2) When ready for review, run: `rbt post`
3) Go to URL provided, fill out any fields you want to fill out, then publish the review request.
4) After receiving feedback, make changes on your branch. Then update your review request with: rbt post -u
5) Repeat until you get approval to land.
6) When ready to land, go to your destination branch (say, master) and use: rbt land <feature-branch-name>
RBTools (rbt post, and other related tools) give a lot of control for interfacing with review requests. rbt post and land, in particular, are very useful tools that we highly recommend when working with Review Board.
rbt post is responsible not only for creating/updating review requests based on local changes, but also making sure that diffs are generated correctly.

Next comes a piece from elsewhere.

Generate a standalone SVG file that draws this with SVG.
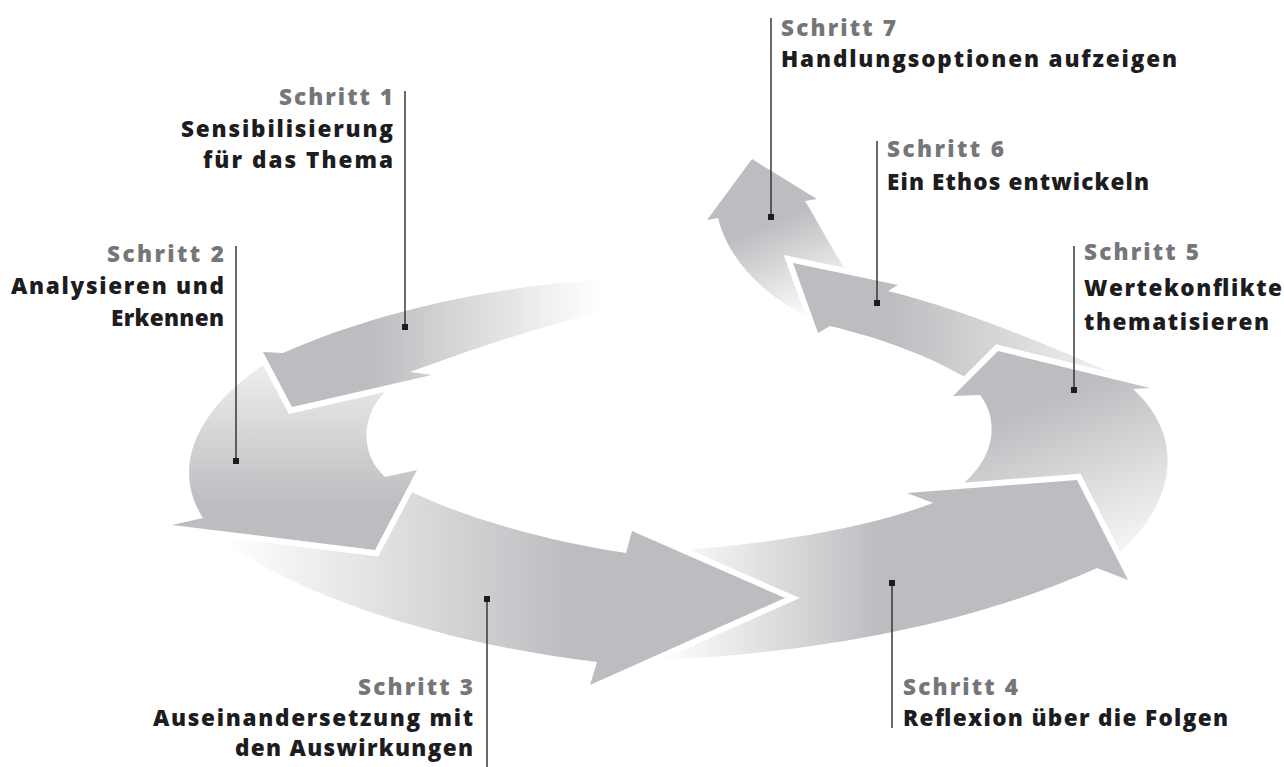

There are a lot of ways to generate diffs, most of them useless to us (even by default), so RBTools takes care of generating them correctly (and even working around issues in the way that some types of repository tools generate diffs).
rbt land verifies that your review request has been approved (by default this means 1 or more Ship Its and no open issues -- this logic can be customized through Review Board extensions), and then lands it, formatting the commit message to include the review request description, testing that was done, bug numbers, and a link to the review request itself.
The GitHub webhook that Review Board provides looks for the link to the review request in any pushed commits. If it sees any, it closes that review request, keeping the dashboard nice and tidy.
So that's the standard approach, and it's what we recommend and design for. It gives developers complete control over their review requests and means you don't need to maintain any scripts that duplicate any of that work. If you did decide to write something to listen for commits and to post them automatically on behalf of users, you're still going to want to use RBTools to do the actual work. At that point, you might as well let the developers run it themselves, so they're in control.
We do not have a GUI wrapper for this, though I know some people have added shortcuts to their IDEs to invoke these commands (I do not have anything I can point you to there -- I think it's all been internal at companies).